Isso dá aval para o próximo ponto que quero explorar, que é o fim do “ciclo da esperança”, com o fim do governo Lula. Para mim, o governo Lula encerra o ciclo das utopias pós-redemocratização. Insere o Brasil definitivamente na economia global, a partir daquilo que, no pós-derretimento de mercados, foi enfim possível de realizar: a conformação de uma economia de massas e um mercado interno vigoroso.

A que custo? Ainda é difícil compreender. Mas, no afã da construção de uma Nação que se atualiza (deixando de ser uma promessa), os sonhos ficam pelo caminho em nome de novos valores, como liderança global e estabilidade democrática.

Qual seria a nossa aposta para a constituição de "uma comunidade de cidadãos e produtores com discernimento crescente, capaz de impor limites crescentes à barbárie reproduzida pelo capital?"

Nesse sentido, não deixa de ser interessante que a cultura persista fora dos debates atuais sobre esse tema, como se fosse aspecto secundário, menor.

Precisamos forçar essa porta, a partir de uma visão que deglute contradições e projeta valores de uma sociedade que rompa a dicotomia modernista - de certa forma como está fazendo a Índia? Não sei.

Mas tenho cá para mim que a nossa saída não passa pelo dilúvio no Xingu, mas justamente pela construção de valores baseado no reconhecimento da diversidade intrínseca que nos constitui. Daí que assusta um pouco o porvir, pela parte ou pelo todo, e a ausência de uma alternativa ao modelo de desenvolvimento que inclui dilacerando, dilapidando, escalpando a tradição e a origem. Uma potência que perfaz o caminho das nações que produziram um mundo em colapso? É isso que queremos? Não creio que seja.

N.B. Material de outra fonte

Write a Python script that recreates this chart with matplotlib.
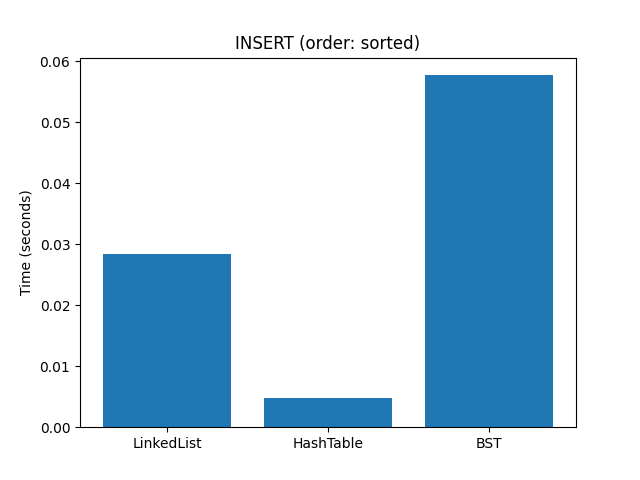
import matplotlib
matplotlib.use('agg')
import matplotlib.pyplot as plt

structures = ['LinkedList', 'HashTable', 'BST']
times = [0.02835, 0.00475, 0.0577]

fig, ax = plt.subplots(figsize=(6.4, 4.8), dpi=100)
ax.bar(structures, times)
ax.set_ylabel('Time (seconds)')
ax.set_title('INSERT (order: sorted)')
plt.savefig('out.png')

Toda essa verborragia aponta, para mim, para a seguinte questão: precisamos pensar fora das caixas. Precisamos assumir olhar para a realidade sem buscar necessariamente conforto nos parâmetros que nos antecederam. Um bom caminho, me parece, como propôs Slavoj Zizek, contra a culturalização da política (uma das marcas do neoliberalismo), a politização da cultura, sem concessões, o que me parece ser a proposta deste grupo em franco crescimento. Se esse objetivo – e apenas esse – for alcançado por nós, já teremos dado uma enorme contribuição ao avanço do debate público no país, ainda mais neste contexto eleitoral.